What is next after Demonetisation?
- The massive demonetisation exercise undertaken by the Indian government has caused widespread disruption of cash transactions.
- Much of the focus right now is, quite rightly, on mitigating the short-term pain being suffered by the innocent.
- It is also probable that only a small proportion of black wealth will be destroyed as most of it is held in other forms such as benami property and undeclared bullion or foreign assets.
- The big impact could be on future flows. The disruption of cash transactions will hit all illegal activities and even some legal ones that seek to stay out of the tax net or the public eye.
- This disruption must be used to secure the longer-term policy and institutional changes that constrain sufficiently the re-emergence of these malpractices.
- One such area is the financing of elections by candidates and political parties.

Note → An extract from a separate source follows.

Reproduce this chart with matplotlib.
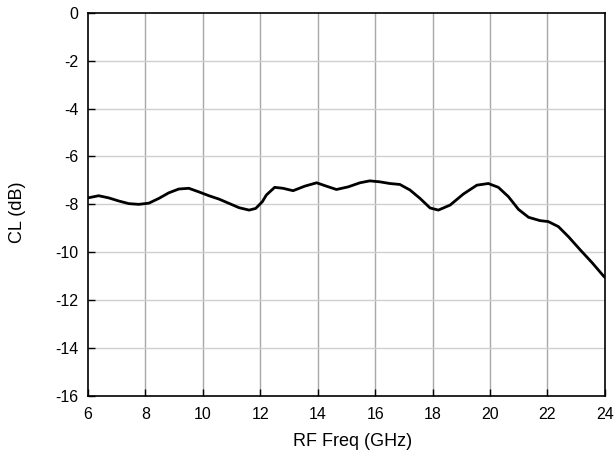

Present scenario of election funding
- As of now, the sources and uses of party funds are opaque not just to the public and the regulators but also to party members.
- Much of this comes as secret contributions from profit seekers wanting unjustifiable preferences in purchase and construction contracts, or appointments and postings, or policy changes designed to aid them vis-a-vis some competitor.
- It may even take the form of outright extortion. Worse still, it may involve turning a blind eye to criminal activities.
- The rot in political funding goes beyond the family-controlled parties.
Some estimates
- Consider election funding. The law, as recently amended, permits candidates an expenditure of around Rs 4 per voter in the Lok Sabha elections.
- Even the administrative cost of running the 2014 election amounted to over Rs 40 per voter, according to Election Commission estimates.
- The major political parties — Bharatiya Janata Party, Indian National Congress, Bahujan Samaj Party, Nationalist Congress Party, Communist Party of India (Marxist) and Communist Party of India — reported expenditure of Rs 1,897 crore in this election year.
- Informed estimates put the spending in the 2014 Lok Sabha election at around Rs 30,000 crore. As for sources of funds, Rs 1,130 crore came from unknown sources.
Public Funding
- Proposals for public funding of candidates and parties have been on the table for quite some time.
- But, citizens and taxpayers will not accept this to finance family fiefdoms or parties that take public funds but continue to draw in undeclared private money as well.
- Public funding of candidates or parties requires a more credible law on spending and a much tougher monitoring process than at present.
- It has to go hand in hand with radical reforms in the functioning of political parties.
- Public funds should only go to parties that meet certain mandatory standards of inner party democracy and transparency in their income and expenditure.
Public Funding in other countries
- Public funding of parties and candidates is quite common in democracies. According to an international database, 130 countries provide direct public funding to political parties.
- In a large number of countries, public funds are provided regardless of whether an election is imminent or not, in some countries public funding kicks in only for elections.
- Generally, the funding is made available to the political party rather than the candidate, though the distinction is tenuous in a presidential system like in the USA.
- In Canada, which has a parliamentary system, there are two separate categories of election subsidy, one for individual parliamentary candidates, the other for the national party organisations.
What can be the criteria?
- Parties must be required to establish their credibility by mobilising resources directly from their members and supporters, at least for routine organisational purposes.
- The focus of public funding should be on the high costs incurred by parties to fight elections.
- To repeat the proposal from eleven years ago, a two-part election funding system could be considered.
- The first part would give a certain amount of money to recognised political parties in proportion to the votes secured by them in the seats where they won or saved their deposits.
- The seats where they lose their deposits have to be ignored. This is to prevent parties from putting up candidates in hopeless seats simply to increase their vote tally.
- The second part would give funds to all candidates who save their deposits so as to make it easier to challenge the incumbents without having to finance the less credible and possibly frivolous candidates.
- Public funding need not rule out transparent private funding, say by business lobbies or trade unions, where regulatory disclosures and a watchful media would allow voters to make their own judgements on what such funding implies.
How can such a change be implemented?
- If we leave it to Parliament, then the differing interests of national and regional parties and of party hierarchies and individual parliamentarians will lead to a stalemate.
- A committee of former chief election commissioners could be asked to recommend the modalities of funding and the mandatory standards of democratic functioning and financial transparency that parties must follow to be eligible for public funding.
Impact of reforming election funding
- Putting an end to political corruption will be a game changer for our democracy and law and order as it will break the politician-criminal nexus.
- The economy will gain as it will reduce policy distortions, high-level bureaucratic corruption and black money generation in transactions that depend on discretionary official patronage.